* Begin *

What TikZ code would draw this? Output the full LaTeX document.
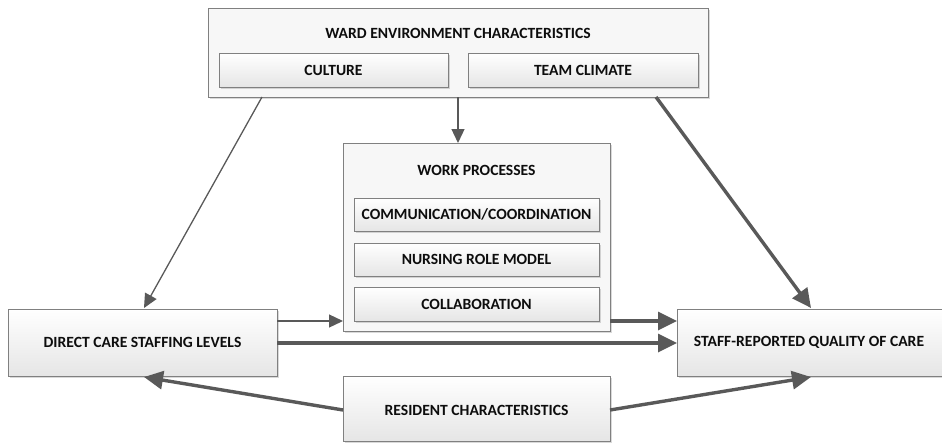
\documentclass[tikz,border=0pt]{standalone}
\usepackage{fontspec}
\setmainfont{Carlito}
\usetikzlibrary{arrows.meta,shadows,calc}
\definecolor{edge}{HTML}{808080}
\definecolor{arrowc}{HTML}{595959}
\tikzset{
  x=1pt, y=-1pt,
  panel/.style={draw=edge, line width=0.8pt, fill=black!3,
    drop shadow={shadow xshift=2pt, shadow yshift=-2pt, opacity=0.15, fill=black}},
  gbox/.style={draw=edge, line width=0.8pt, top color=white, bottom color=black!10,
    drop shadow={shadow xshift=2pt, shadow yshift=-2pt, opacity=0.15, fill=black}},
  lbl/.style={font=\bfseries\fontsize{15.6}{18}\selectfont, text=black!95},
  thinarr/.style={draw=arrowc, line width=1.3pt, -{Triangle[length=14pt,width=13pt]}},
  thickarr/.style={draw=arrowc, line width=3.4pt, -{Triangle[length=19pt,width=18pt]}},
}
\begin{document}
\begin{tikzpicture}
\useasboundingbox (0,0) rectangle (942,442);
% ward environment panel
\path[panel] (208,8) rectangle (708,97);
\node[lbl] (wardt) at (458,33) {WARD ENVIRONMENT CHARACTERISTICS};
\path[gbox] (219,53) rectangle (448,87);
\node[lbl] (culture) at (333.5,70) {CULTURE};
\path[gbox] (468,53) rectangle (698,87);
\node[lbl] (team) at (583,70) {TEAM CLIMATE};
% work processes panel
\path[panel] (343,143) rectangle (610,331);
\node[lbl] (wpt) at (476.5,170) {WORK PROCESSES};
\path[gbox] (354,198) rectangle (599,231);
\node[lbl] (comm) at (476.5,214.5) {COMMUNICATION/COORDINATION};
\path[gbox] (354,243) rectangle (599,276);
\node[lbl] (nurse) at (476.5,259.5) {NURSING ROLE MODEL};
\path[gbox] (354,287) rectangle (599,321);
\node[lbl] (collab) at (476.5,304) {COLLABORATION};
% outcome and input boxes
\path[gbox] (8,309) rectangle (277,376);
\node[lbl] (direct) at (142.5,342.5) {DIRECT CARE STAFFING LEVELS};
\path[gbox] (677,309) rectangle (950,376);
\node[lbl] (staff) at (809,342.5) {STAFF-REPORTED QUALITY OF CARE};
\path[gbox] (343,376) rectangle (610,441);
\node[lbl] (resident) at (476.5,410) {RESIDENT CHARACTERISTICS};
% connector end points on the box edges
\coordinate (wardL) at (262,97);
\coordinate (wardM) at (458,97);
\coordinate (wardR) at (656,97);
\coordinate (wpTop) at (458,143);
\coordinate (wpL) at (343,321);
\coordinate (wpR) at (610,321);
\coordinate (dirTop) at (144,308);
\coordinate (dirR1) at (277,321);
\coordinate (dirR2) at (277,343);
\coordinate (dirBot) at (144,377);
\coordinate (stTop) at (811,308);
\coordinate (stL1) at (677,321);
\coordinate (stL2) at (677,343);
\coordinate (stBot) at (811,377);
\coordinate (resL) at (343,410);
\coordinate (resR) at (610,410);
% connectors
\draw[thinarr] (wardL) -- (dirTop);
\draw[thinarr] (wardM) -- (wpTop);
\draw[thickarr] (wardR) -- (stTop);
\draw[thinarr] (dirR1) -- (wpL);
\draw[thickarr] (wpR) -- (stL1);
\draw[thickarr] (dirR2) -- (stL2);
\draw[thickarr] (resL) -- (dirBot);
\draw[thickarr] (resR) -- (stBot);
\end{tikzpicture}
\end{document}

* End *

• **What to do**
Reproduce the whole listing above word for word, but not its pictures.

• **Output below**
What TikZ code would draw this? Output the full LaTeX document.
\documentclass[tikz,border=0pt]{standalone}
\usepackage{fontspec}
\setmainfont{Carlito}
\usetikzlibrary{arrows.meta,shadows,calc}
\definecolor{edge}{HTML}{808080}
\definecolor{arrowc}{HTML}{595959}
\tikzset{
  x=1pt, y=-1pt,
  panel/.style={draw=edge, line width=0.8pt, fill=black!3,
    drop shadow={shadow xshift=2pt, shadow yshift=-2pt, opacity=0.15, fill=black}},
  gbox/.style={draw=edge, line width=0.8pt, top color=white, bottom color=black!10,
    drop shadow={shadow xshift=2pt, shadow yshift=-2pt, opacity=0.15, fill=black}},
  lbl/.style={font=\bfseries\fontsize{15.6}{18}\selectfont, text=black!95},
  thinarr/.style={draw=arrowc, line width=1.3pt, -{Triangle[length=14pt,width=13pt]}},
  thickarr/.style={draw=arrowc, line width=3.4pt, -{Triangle[length=19pt,width=18pt]}},
}
\begin{document}
\begin{tikzpicture}
\useasboundingbox (0,0) rectangle (942,442);
% ward environment panel
\path[panel] (208,8) rectangle (708,97);
\node[lbl] (wardt) at (458,33) {WARD ENVIRONMENT CHARACTERISTICS};
\path[gbox] (219,53) rectangle (448,87);
\node[lbl] (culture) at (333.5,70) {CULTURE};
\path[gbox] (468,53) rectangle (698,87);
\node[lbl] (team) at (583,70) {TEAM CLIMATE};
% work processes panel
\path[panel] (343,143) rectangle (610,331);
\node[lbl] (wpt) at (476.5,170) {WORK PROCESSES};
\path[gbox] (354,198) rectangle (599,231);
\node[lbl] (comm) at (476.5,214.5) {COMMUNICATION/COORDINATION};
\path[gbox] (354,243) rectangle (599,276);
\node[lbl] (nurse) at (476.5,259.5) {NURSING ROLE MODEL};
\path[gbox] (354,287) rectangle (599,321);
\node[lbl] (collab) at (476.5,304) {COLLABORATION};
% outcome and input boxes
\path[gbox] (8,309) rectangle (277,376);
\node[lbl] (direct) at (142.5,342.5) {DIRECT CARE STAFFING LEVELS};
\path[gbox] (677,309) rectangle (950,376);
\node[lbl] (staff) at (809,342.5) {STAFF-REPORTED QUALITY OF CARE};
\path[gbox] (343,376) rectangle (610,441);
\node[lbl] (resident) at (476.5,410) {RESIDENT CHARACTERISTICS};
% connector end points on the box edges
\coordinate (wardL) at (262,97);
\coordinate (wardM) at (458,97);
\coordinate (wardR) at (656,97);
\coordinate (wpTop) at (458,143);
\coordinate (wpL) at (343,321);
\coordinate (wpR) at (610,321);
\coordinate (dirTop) at (144,308);
\coordinate (dirR1) at (277,321);
\coordinate (dirR2) at (277,343);
\coordinate (dirBot) at (144,377);
\coordinate (stTop) at (811,308);
\coordinate (stL1) at (677,321);
\coordinate (stL2) at (677,343);
\coordinate (stBot) at (811,377);
\coordinate (resL) at (343,410);
\coordinate (resR) at (610,410);
% connectors
\draw[thinarr] (wardL) -- (dirTop);
\draw[thinarr] (wardM) -- (wpTop);
\draw[thickarr] (wardR) -- (stTop);
\draw[thinarr] (dirR1) -- (wpL);
\draw[thickarr] (wpR) -- (stL1);
\draw[thickarr] (dirR2) -- (stL2);
\draw[thickarr] (resL) -- (dirBot);
\draw[thickarr] (resR) -- (stBot);
\end{tikzpicture}
\end{document}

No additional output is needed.